Program Status Reports

The Trustees or designated collection committee should continually monitor the status of the audit program and periodically review its overall effectiveness. The auditor should be required to present a complete status report, including items listed below, on a periodic basis. It is highly recommended that the Trustees review the effectiveness of the program with the auditor on an annual basis.

  • Audits in progress
  • Audit issues requiring trustee direction
  • Completed audit results
  • Significant reporting issues
  • Employer audit appeals
  • Legal referrals to compel audit compliance
  • Employer audit selections (annual basis)
  • Delinquency policy review (annual basis)

Audit Support Data

The Plan administrator should provide the new auditor with a historical audit report to avoid any unintended duplication and should also provide the following types of participant and contribution data on an ongoing basis to streamline the audit process and facilitate accurate results.

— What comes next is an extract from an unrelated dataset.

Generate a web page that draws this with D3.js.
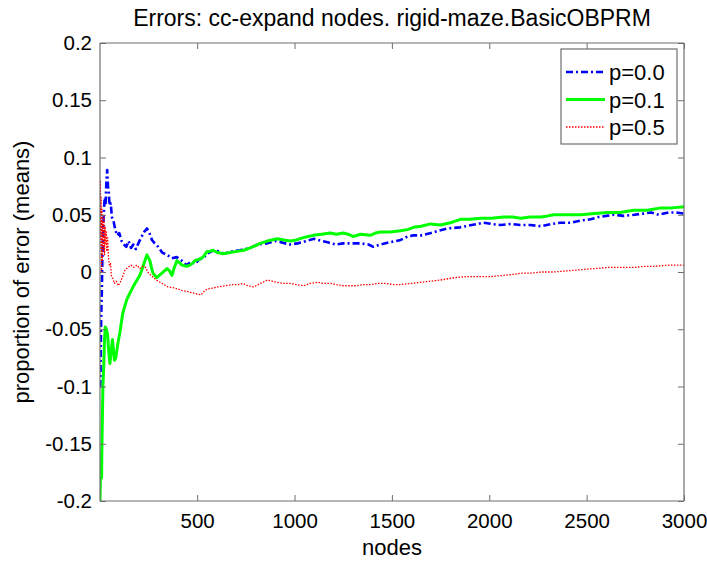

  • Historical audit results (audit period and results)
  • Electronic account listing (employer name, account number, active/inactive date, contact information)
  • Participant Work History (participant information, posted monthly hours and/or contribution amount)
  • Cash Receipts Reports (receipts from employer remittance reports)
  • Individual collective bargaining agreements and participation agreements

Individual Audit Reports

The collection committee (or key players) should review an example audit report to ensure the auditor’s format complies with the collection policy and will be suitable for updating eligibility records and pursuing collections. We recommend the following considerations:

  • Report organization (a summary and detail report of discrepancies)
  • Disclosures (clear narrative explanations of discrepancy types, calculations and fees)
  • Personnel (Are appropriate personnel copied on the audit report?)

Dispute Resolution

The Plan must have a process in place to resolve complicated audit issues and employer disputes. These issues may be controversial and require additional information or research beyond the scope of the payroll audit.  The auditor may turn to the trustees or audit committee for guidance in the following situations:

  • Incomplete records
  • Ambiguous bargaining language (or reference to verbal agreements or past practice)
  • Employees potentially performing covered work, but not reported to the benefit Plan
  • Potential subcontracting violations
  • Employee classification issues

Transitioning payroll auditors is a process that requires effort from the entire collections team. However, focusing on the areas above will facilitate a smooth transition and promote the efficiency of the program. Failing to address these areas will result in delays that can negatively impact timely reporting and ultimately collections.